**Entries**
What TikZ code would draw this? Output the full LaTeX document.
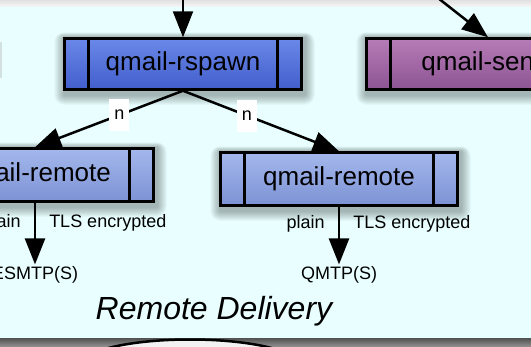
\documentclass[tikz,border=0pt]{standalone}
\usepackage{fontspec}
\setmainfont{Liberation Sans}
\usetikzlibrary{arrows.meta,trees}
\definecolor{panelcyan}{RGB}{233,255,255}
\definecolor{rspawntop}{RGB}{106,136,232}
\definecolor{rspawnbot}{RGB}{66,94,204}
\definecolor{remotetop}{RGB}{164,184,236}
\definecolor{remotebot}{RGB}{124,146,212}
\definecolor{sendtop}{RGB}{182,124,184}
\definecolor{sendbot}{RGB}{140,84,146}
\pgfdeclarelayer{panel}
\pgfdeclarelayer{shadow}
\pgfsetlayers{panel,shadow,main}
\begin{document}
\begin{tikzpicture}
[x=1pt,y=-1pt,
 level 1/.style={grow via three points={one child at (0,113) and
   two children at (-148,111) and (156,115)}},
 level 2/.style={grow=down,level distance=100pt},
 proc/.style=
   {rectangle,draw=black,line width=2.5pt,minimum width=237pt,
    minimum height=51pt,font=\fontsize{26}{30}\selectfont,
    path picture={
      \draw[line width=2.5pt]
        ([xshift=24pt]path picture bounding box.north west) --
        ([xshift=24pt]path picture bounding box.south west)
        ([xshift=-24pt]path picture bounding box.north east) --
        ([xshift=-24pt]path picture bounding box.south east);}},
 remote/.style={top color=remotetop,bottom color=remotebot,minimum height=53pt},
 nlab/.style={fill=white,inner sep=0pt,minimum width=20pt,minimum height=32pt,
   font=\fontsize{18}{20}\selectfont},
 lab/.style={inner sep=2pt,font=\fontsize{18}{20}\selectfont},
 arrowline/.style={draw,line width=2.5pt,-{Triangle[length=26pt,width=20pt]}},
 edge from parent/.style={arrowline},
 edge from parent path={(\tikzparentnode.south) -- (\tikzchildnode.north)}]
\useasboundingbox (0,0) rectangle (531,346);
% surroundings of the panel
\begin{pgfonlayer}{panel}
\shade[top color=black!12,bottom color=black!3] (0,0) rectangle (531,7);
\fill[panelcyan] (-10,7) rectangle (541,338);
\shade[top color=black!68,bottom color=black!45] (0,338) rectangle (531,346);
\fill[black!30,opacity=.4] (-20,42) rectangle (2,78);
\draw[line width=2.5pt,fill=black!5] (190,364.5) ellipse [x radius=108.5,y radius=25];
\end{pgfonlayer}
% delivery tree
\node [proc,top color=rspawntop,bottom color=rspawnbot] (rspawn) at (183,64) {qmail-rspawn}
  child {node [proc,remote] (remoteL) {qmail-remote}
    child {node [lab] (esmtp) {ESMTP(S)}
      edge from parent node [lab,pos=0.32,left=11pt] {plain}
                       node [lab,pos=0.32,right=11pt] {TLS encrypted}}
    edge from parent node [nlab,pos=0.43] {n}}
  child {node [proc,remote] (remoteR) {qmail-remote}
    child [level distance=96pt] {node [lab] (qmtp) {QMTP(S)}
      edge from parent node [lab,pos=0.3,left=11pt] {plain}
                       node [lab,pos=0.3,right=11pt] {TLS encrypted}}
    edge from parent node [nlab,pos=0.41] {n}};
\node [proc,top color=sendtop,bottom color=sendbot] (send) at (485,64) {qmail-send};
\coordinate (rspawnin) at (183,-2);
\coordinate (sendin) at (438,-2);
\draw [arrowline] (rspawnin) -- (rspawn.north);
\draw [arrowline] (sendin) -- ([xshift=3pt]send.north);
\node [font=\fontsize{32}{36}\selectfont\itshape] (title) at (214,311) {Remote Delivery};
% soft shadows under the boxes
\begin{pgfonlayer}{shadow}
\foreach \n in {rspawn,remoteL,remoteR,send}
  \foreach \r in {1,...,10}
    \fill[black,opacity=0.03,rounded corners=\r pt]
      ([xshift={1pt-\r pt},yshift={\r pt/2}]\n.north west) rectangle
      ([xshift={2pt+\r pt},yshift={-4pt-\r pt}]\n.south east);
\end{pgfonlayer}
\end{tikzpicture}
\end{document}
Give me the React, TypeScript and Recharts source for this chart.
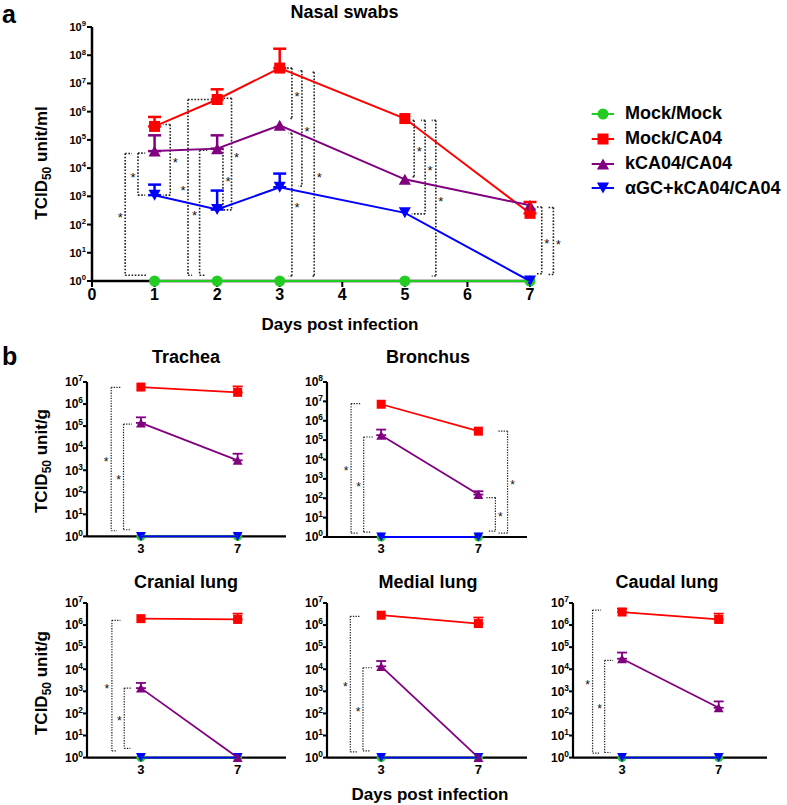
import React from "react"
import { LineChart, Line, XAxis, YAxis, ErrorBar, ReferenceLine } from "recharts"

const FONT = '"Liberation Sans", Arial, Helvetica, sans-serif'

// ---- panel a: nasal swabs ----
const nasalDays = [1, 2, 3, 5, 7]
const nasalMock = [1, 1, 1, 1, 1]
const nasalCA04 = [3.0e5, 2.7e6, 3.5e7, 5.7e5, 2.5e2]
const nasalCA04Upper = [6.5e5, 6.2e6, 1.7e8, null, 6.3e2]
const nasalKCA04 = [4.0e4, 4.9e4, 3.3e5, 4.0e3, 4.8e2]
const nasalKCA04Upper = [1.45e5, 1.45e5, null, null, null]
const nasalAGC = [1.1e3, 3.4e2, 2.1e3, 2.6e2, 1]
const nasalAGCUpper = [2.6e3, 1.6e3, 6.4e3, null, null]
const nasalXTicks = [0, 1, 2, 3, 4, 5, 6, 7]
const nasalYTicks = [1e0, 1e1, 1e2, 1e3, 1e4, 1e5, 1e6, 1e7, 1e8, 1e9]

// significance brackets: [x, top, bottom, top arm end, bottom arm end]
const nasalBrackets = [
  [0.53, 3.3e4, 1.6, 0.64, 0.88],
  [0.735, 3.4e4, 1.1e3, 0.85, 0.85],
  [1.25, 3.5e5, 1.1e3, 1.14, 1.14],
  [1.534, 2.7e6, 1.6, 1.89, 1.6],
  [1.72, 4.3e4, 1.6, 1.84, 1.81],
  [2.093, 4.9e4, 3.7e2, 2.05, 2.05],
  [2.23, 3.0e6, 3.3e2, 2.06, 2.1],
  [3.195, 3.5e7, 5.7e5, 3.115, 3.17],
  [3.355, 2.8e7, 2.3e3, 3.3, 3.3],
  [3.195, 1.7e5, 1.5, 3.14, 3.14],
  [3.551, 2.5e7, 1.5, 3.5, 3.5],
  [5.149, 4.9e5, 4.9e3, 5.11, 5.11],
  [5.324, 4.9e5, 2.4e2, 5.26, 5.11],
  [5.495, 4.9e5, 1.5, 5.43, 5.43],
  [7.188, 4.2e2, 1.8, 7.11, 7.11],
  [7.374, 4.0e2, 1.7, 7.29, 7.29],
]

// ---- panel b: tissues ----
const organDays = [3, 7]
const organMock = [1, 1]
const organAGC = [1, 1]
const organXTicks = [3, 7]
const organYTicks7 = [1e0, 1e1, 1e2, 1e3, 1e4, 1e5, 1e6, 1e7]
const organYTicks8 = [1e0, 1e1, 1e2, 1e3, 1e4, 1e5, 1e6, 1e7, 1e8]

const tracheaCA04 = [5.9e6, 3.4e6]
const tracheaCA04Upper = [null, 6.3e6]
const tracheaKCA04 = [1.4e5, 2.8e3]
const tracheaKCA04Upper = [2.5e5, 5.6e3]
const tracheaBrackets = [[1.77, 5.7e6, 1.8, 2.15, 2.01], [2.28, 1.24e5, 2.0, 2.63, 2.56]]

const bronchusCA04 = [7.1e6, 2.9e5]
const bronchusCA04Upper = [null, null]
const bronchusKCA04 = [1.8e5, 1.55e2]
const bronchusKCA04Upper = [3.5e5, 2.3e2]
const bronchusBrackets = [
  [1.76, 7.6e6, 1.6, 2.14, 2.07],
  [2.28, 1.45e5, 1.8, 2.66, 2.55],
  [8.2, 2.9e5, 1.6, 7.77, 7.83],
  [7.7, 1.08e2, 2.0, 7.33, 7.38],
]

const cranialCA04 = [1.96e6, 1.8e6]
const cranialCA04Upper = [null, 3.3e6]
const cranialKCA04 = [1.4e3, 1]
const cranialKCA04Upper = [2.4e3, null]
const cranialBrackets = [[1.8, 1.65e6, 2.0, 2.15, 2.01], [2.31, 1.4e3, 2.6, 2.63, 2.56]]

const medialCA04 = [2.8e6, 1.17e6]
const medialCA04Upper = [null, 2.2e6]
const medialKCA04 = [1.35e4, 1]
const medialKCA04Upper = [2.36e4, null]
const medialBrackets = [[1.73, 2.5e6, 1.8, 2.11, 2.03], [2.25, 1.17e4, 2.0, 2.62, 2.55]]

const caudalCA04 = [3.9e6, 1.8e6]
const caudalCA04Upper = [5.5e6, 3.3e6]
const caudalKCA04 = [3.0e4, 1.8e2]
const caudalKCA04Upper = [5.7e4, 3.5e2]
const caudalBrackets = [[1.78, 4.8e6, 1.6, 2.13, 2.1], [2.28, 2.5e4, 1.7, 2.63, 2.52]]

// draw order: green, blue, red, purple
const SERIES = [
  { key: "mock", name: "Mock/Mock", color: "#22cc22", shape: "circle" },
  { key: "agc", name: "αGC+kCA04/CA04", color: "#0000ff", shape: "down" },
  { key: "ca04", name: "Mock/CA04", color: "#ff0000", shape: "square" },
  { key: "kca04", name: "kCA04/CA04", color: "#800080", shape: "up" },
]
const LEGEND_ORDER = ["mock", "ca04", "kca04", "agc"]

function makeRows(days: number[], vals: Record<string, number[]>, uppers: Record<string, (number | null)[]>) {
  return days.map((d, i) => {
    const row: any = { day: d }
    for (const k in vals) row[k] = vals[k][i]
    for (const k in uppers) {
      const u = uppers[k][i]
      row[k + "Err"] = u == null ? undefined : [0, u - vals[k][i]]
    }
    return row
  })
}

function Marker({ shape, cx, cy, size, color }: any) {
  if (cx == null || cy == null) return null
  const s = size
  if (shape === "circle") return <circle cx={cx} cy={cy} r={s / 2} fill={color} />
  if (shape === "square") return <rect x={cx - s / 2} y={cy - s / 2} width={s} height={s} fill={color} />
  const w = s * 1.1
  if (shape === "up")
    return <polygon points={`${cx},${cy - s / 2} ${cx + w / 2},${cy + s / 2} ${cx - w / 2},${cy + s / 2}`} fill={color} />
  return <polygon points={`${cx},${cy + s / 2} ${cx + w / 2},${cy - s / 2} ${cx - w / 2},${cy - s / 2}`} fill={color} />
}

function LogTick({ x, y, payload, fs }: any) {
  const exp = Math.round(Math.log10(payload.value))
  return (
    <text x={x} y={y + fs * 0.36} textAnchor="end" fontSize={fs} fontWeight={700} fill="#000" fontFamily={FONT}>
      <tspan>10</tspan>
      <tspan dy={-fs * 0.42} fontSize={fs * 0.7}>{exp}</tspan>
    </text>
  )
}

const starLabel = (side: number, fs: number) => (props: any) => {
  const vb = props.viewBox
  if (!vb) return null
  const x = vb.x ?? vb.x1
  const y = vb.y ?? Math.min(vb.y1, vb.y2)
  const h = vb.height ?? Math.abs(vb.y2 - vb.y1)
  return (
    <text x={x + side * 5} y={y + h / 2 + fs * 0.58} textAnchor="middle" fontSize={fs} fill="#111" fontFamily={FONT}>
      *
    </text>
  )
}

const YW = 60
const MT = 12
const MR = 40
const XH = 30

function Panel({ left, top, w, h, xDomain, xTicks, yTicks, rows, brackets, big }: any) {
  const mk = big ? 11 : 9
  const lw = big ? 2 : 1.8
  const dot = { stroke: "#222", strokeWidth: big ? 1.6 : 1.2, strokeDasharray: big ? "1.6 1.6" : "1.3 1.3" }
  return (
    <div style={{ position: "absolute", left: left - YW, top: top - MT }}>
      <LineChart
        width={YW + w + MR}
        height={MT + h + XH}
        data={rows}
        margin={{ top: MT, right: MR, bottom: 0, left: 0 }}
        style={{ overflow: "visible" }}
      >
        <XAxis
          dataKey="day"
          type="number"
          domain={xDomain}
          ticks={xTicks}
          interval={0}
          height={XH}
          axisLine={{ stroke: "#000", strokeWidth: big ? 2.5 : 2.2 }}
          tickLine={{ stroke: "#000", strokeWidth: 2 }}
          tickSize={big ? 6 : 4}
          tickMargin={big ? 2 : 3}
          tick={{ fill: "#000", fontSize: big ? 16 : 13, fontWeight: 700, fontFamily: FONT }}
        />
        <YAxis
          type="number"
          scale="log"
          domain={[1, yTicks[yTicks.length - 1]]}
          ticks={yTicks}
          interval={0}
          width={YW}
          axisLine={{ stroke: "#000", strokeWidth: big ? 2.5 : 2.2 }}
          tickLine={{ stroke: "#000", strokeWidth: 2 }}
          tickSize={big ? 5 : 4}
          tickMargin={big ? 1 : 0}
          tick={<LogTick fs={big ? 11 : 12} />}
        />
        {brackets.map((b: number[], i: number) => {
          const [x, t, btm, te, be] = b
          const side = te > x ? -1 : 1
          return (
            <React.Fragment key={"br" + i}>
              <ReferenceLine
                segment={[{ x, y: t }, { x, y: btm }]}
                ifOverflow="visible"
                {...dot}
                label={starLabel(side, big ? 13 : 12)}
              />
              <ReferenceLine segment={[{ x, y: t }, { x: te, y: t }]} ifOverflow="visible" {...dot} />
              <ReferenceLine segment={[{ x, y: btm }, { x: be, y: btm }]} ifOverflow="visible" {...dot} />
            </React.Fragment>
          )
        })}
        {SERIES.map((s, si) => (
          <Line
            key={s.key}
            dataKey={s.key}
            name={s.name}
            type="linear"
            stroke={s.color}
            strokeWidth={lw}
            isAnimationActive={false}
            activeDot={false}
            zIndex={700 + si}
            dot={(p: any) => (
              <Marker key={s.key + p.index} shape={s.shape} cx={p.cx} cy={p.cy} size={mk} color={s.color} />
            )}
          >
            {s.key !== "mock" && (
              <ErrorBar
                dataKey={s.key + "Err"}
                direction="y"
                width={big ? 6.5 : 5}
                strokeWidth={big ? 2.5 : 1.8}
                stroke={s.color}
                isAnimationActive={false}
                zIndex={700 + si}
              />
            )}
          </Line>
        ))}
      </LineChart>
    </div>
  )
}

function Txt({ cx, cy, size, children, rotate }: any) {
  return (
    <div
      style={{
        position: "absolute",
        left: cx,
        top: cy,
        transform: `translate(-50%, -50%)${rotate ? " rotate(-90deg)" : ""}`,
        fontSize: size,
        fontWeight: 700,
        lineHeight: 1.1,
        whiteSpace: "nowrap",
        fontFamily: FONT,
        color: "#000",
      }}
    >
      {children}
    </div>
  )
}

function PanelLetter({ top, children }: any) {
  return (
    <div
      style={{
        position: "absolute",
        left: 2,
        top,
        fontSize: 25,
        lineHeight: "normal",
        fontWeight: 700,
        fontFamily: FONT,
        color: "#000",
      }}
    >
      {children}
    </div>
  )
}

function TcidLabel({ unit }: { unit: string }) {
  return (
    <span>
      TCID<sub style={{ fontSize: 12, verticalAlign: "-4px", lineHeight: 0 }}>50</sub> unit/{unit}
    </span>
  )
}

function Legend() {
  return (
    <div style={{ position: "absolute", left: 588, top: 101.6, fontFamily: FONT }}>
      {LEGEND_ORDER.map((k) => {
        const s = SERIES.find((x) => x.key === k)!
        return (
          <div key={k} style={{ height: 24.8, display: "flex", alignItems: "center" }}>
            <svg width={30} height={20} style={{ display: "block" }}>
              <line x1={3.7} x2={26} y1={10} y2={10} stroke={s.color} strokeWidth={2} />
              <Marker shape={s.shape} cx={15} cy={10} size={11} color={s.color} />
            </svg>
            <span style={{ marginLeft: 7, fontSize: 18, fontWeight: 700, color: "#000", whiteSpace: "nowrap" }}>{s.name}</span>
          </div>
        )
      })}
    </div>
  )
}

export default function App() {
  const nasalRows = makeRows(
    nasalDays,
    { mock: nasalMock, agc: nasalAGC, ca04: nasalCA04, kca04: nasalKCA04 },
    { agc: nasalAGCUpper, ca04: nasalCA04Upper, kca04: nasalKCA04Upper }
  )
  const organ = (ca04: number[], ca04Up: (number | null)[], k: number[], kUp: (number | null)[]) =>
    makeRows(organDays, { mock: organMock, agc: organAGC, ca04, kca04: k }, { ca04: ca04Up, kca04: kUp })

  return (
    <div style={{ position: "absolute", left: 0, top: 0, width: 787, height: 805, background: "#fff", fontFamily: FONT }}>
      <PanelLetter top={0}>a</PanelLetter>
      <PanelLetter top={342.4}>b</PanelLetter>

      <Txt cx={344.5} cy={13.3} size={18}>Nasal swabs</Txt>
      <Panel
        left={92}
        top={27}
        w={438}
        h={254}
        xDomain={[0, 7]}
        xTicks={nasalXTicks}
        yTicks={nasalYTicks}
        rows={nasalRows}
        brackets={nasalBrackets}
        big
      />
      <Txt cx={41.7} cy={162.5} size={17} rotate><TcidLabel unit="ml" /></Txt>
      <Txt cx={340} cy={325} size={17}>Days post infection</Txt>
      <Legend />

      <Txt cx={186} cy={358.3} size={18}>Trachea</Txt>
      <Panel left={87} top={382.3} w={199} h={154.4} xDomain={[0.77, 9]} xTicks={organXTicks} yTicks={organYTicks7}
        rows={organ(tracheaCA04, tracheaCA04Upper, tracheaKCA04, tracheaKCA04Upper)} brackets={tracheaBrackets} />

      <Txt cx={428} cy={358.3} size={18}>Bronchus</Txt>
      <Panel left={327} top={381.7} w={200} h={155} xDomain={[0.77, 9]} xTicks={organXTicks} yTicks={organYTicks8}
        rows={organ(bronchusCA04, bronchusCA04Upper, bronchusKCA04, bronchusKCA04Upper)} brackets={bronchusBrackets} />

      <Txt cx={41.7} cy={461} size={17} rotate><TcidLabel unit="g" /></Txt>

      <Txt cx={186} cy={582.7} size={18}>Cranial lung</Txt>
      <Panel left={87} top={602.7} w={199} h={154.6} xDomain={[0.77, 9]} xTicks={organXTicks} yTicks={organYTicks7}
        rows={organ(cranialCA04, cranialCA04Upper, cranialKCA04, cranialKCA04Upper)} brackets={cranialBrackets} />

      <Txt cx={428} cy={582.7} size={18}>Medial lung</Txt>
      <Panel left={327} top={602.7} w={200} h={154.6} xDomain={[0.77, 9]} xTicks={organXTicks} yTicks={organYTicks7}
        rows={organ(medialCA04, medialCA04Upper, medialKCA04, medialKCA04Upper)} brackets={medialBrackets} />

      <Txt cx={667} cy={582.7} size={18}>Caudal lung</Txt>
      <Panel left={573} top={602.7} w={194} h={154.6} xDomain={[0.97, 9]} xTicks={organXTicks} yTicks={organYTicks7}
        rows={organ(caudalCA04, caudalCA04Upper, caudalKCA04, caudalKCA04Upper)} brackets={caudalBrackets} />

      <Txt cx={41.7} cy={682.5} size={17} rotate><TcidLabel unit="g" /></Txt>
      <Txt cx={430} cy={795} size={17}>Days post infection</Txt>
    </div>
  )
}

**Short exercise**
Reproduce only the lines running from the one that has "Give me the" through the one that has "1e7, 1e8, 1e9]", ends included. Any pictures in that stretch should not be copied.

**Solution for this problem**
Give me the React, TypeScript and Recharts source for this chart.
import React from "react"
import { LineChart, Line, XAxis, YAxis, ErrorBar, ReferenceLine } from "recharts"

const FONT = '"Liberation Sans", Arial, Helvetica, sans-serif'

// ---- panel a: nasal swabs ----
const nasalDays = [1, 2, 3, 5, 7]
const nasalMock = [1, 1, 1, 1, 1]
const nasalCA04 = [3.0e5, 2.7e6, 3.5e7, 5.7e5, 2.5e2]
const nasalCA04Upper = [6.5e5, 6.2e6, 1.7e8, null, 6.3e2]
const nasalKCA04 = [4.0e4, 4.9e4, 3.3e5, 4.0e3, 4.8e2]
const nasalKCA04Upper = [1.45e5, 1.45e5, null, null, null]
const nasalAGC = [1.1e3, 3.4e2, 2.1e3, 2.6e2, 1]
const nasalAGCUpper = [2.6e3, 1.6e3, 6.4e3, null, null]
const nasalXTicks = [0, 1, 2, 3, 4, 5, 6, 7]
const nasalYTicks = [1e0, 1e1, 1e2, 1e3, 1e4, 1e5, 1e6, 1e7, 1e8, 1e9]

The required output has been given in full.